百人一首解説

【百人一首 97番】来ぬ人を…歌の現代語訳と解説!権中納言定家はどんな人物なのか

来ぬ人を松帆の浦の夕なぎに

焼くや藻塩の身もこがれつつ

【読み】

こぬひとをまつほのうらのゆう(ふ)なぎに

やくやもしほ(お)のみもこがれつつ

【97番】来ぬ人を~ 現代語訳と解説!

【現代語訳】

いくら待っても来ない人を待ち、松帆の浦の夕凪に焼く藻塩が焦げるように、我が身も(心も)焦がれています。

【解説】

夕凪の静かな時の流れの中で、百人一首100首を選んだ張本人「藤原定家」が遠い昔の「恋心」を思い出し詠んだ歌とされています。
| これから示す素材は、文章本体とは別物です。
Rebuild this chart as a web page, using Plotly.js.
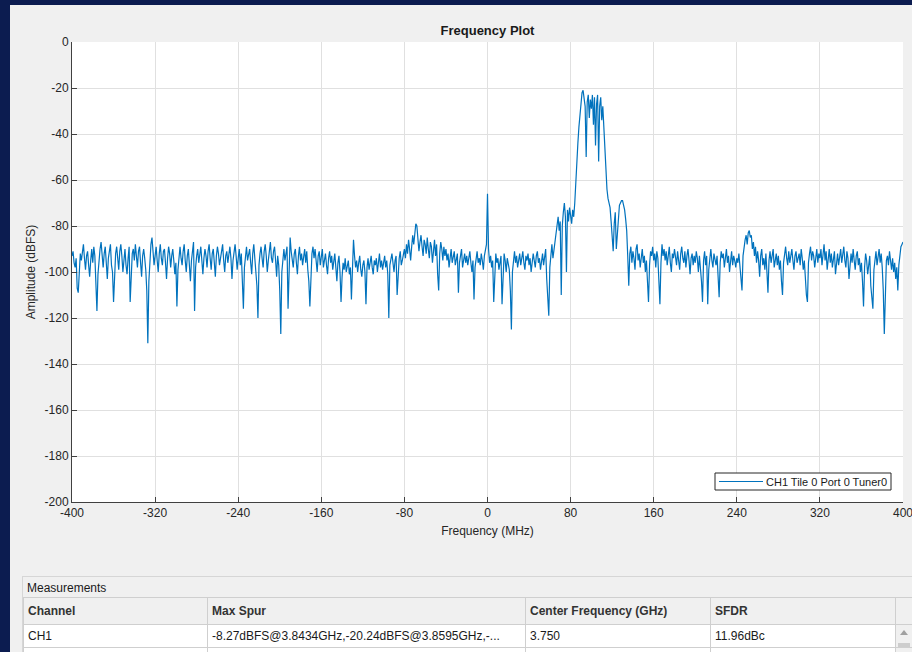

「松(帆)」「待つ」「(藻塩の)焦がれ」「(恋心が)焦がれ」という風に『さすが!大歌人!』と思わせる掛詞が非常に印象的ですね。

権中納言定家とは、どんな人物??

平安時代末期から鎌倉時代初期の公家であり歌人です。

御子左流という歌道の大家的な存在であり、永く慕われていました。

新古今和歌集や新勅撰和歌集の編纂に携わったほか、小倉百人一首も撰じました。

また、源氏物語や土佐日記の注釈にも尽力したりと、日本文学に多大に貢献した人物といえますね。

まとめ!

上の句 来ぬ人を松帆の浦の夕なぎに
下の句 焼くや藻塩の身もこがれつつ
歌人 権中納言定家(1162~1241年)
決まり字 こぬ
決まり字数 2
収載和歌集 新勅撰和歌集
百人一首の生みの親『藤原定家』の情熱的かつ技術的な歌!

「夕凪」「藻塩焼き」の情景には哀愁までも感じられますね。

100首中43首が「恋」の歌であることからも、定家が「恋歌」に特別な想いを持っていたことがうかがえます。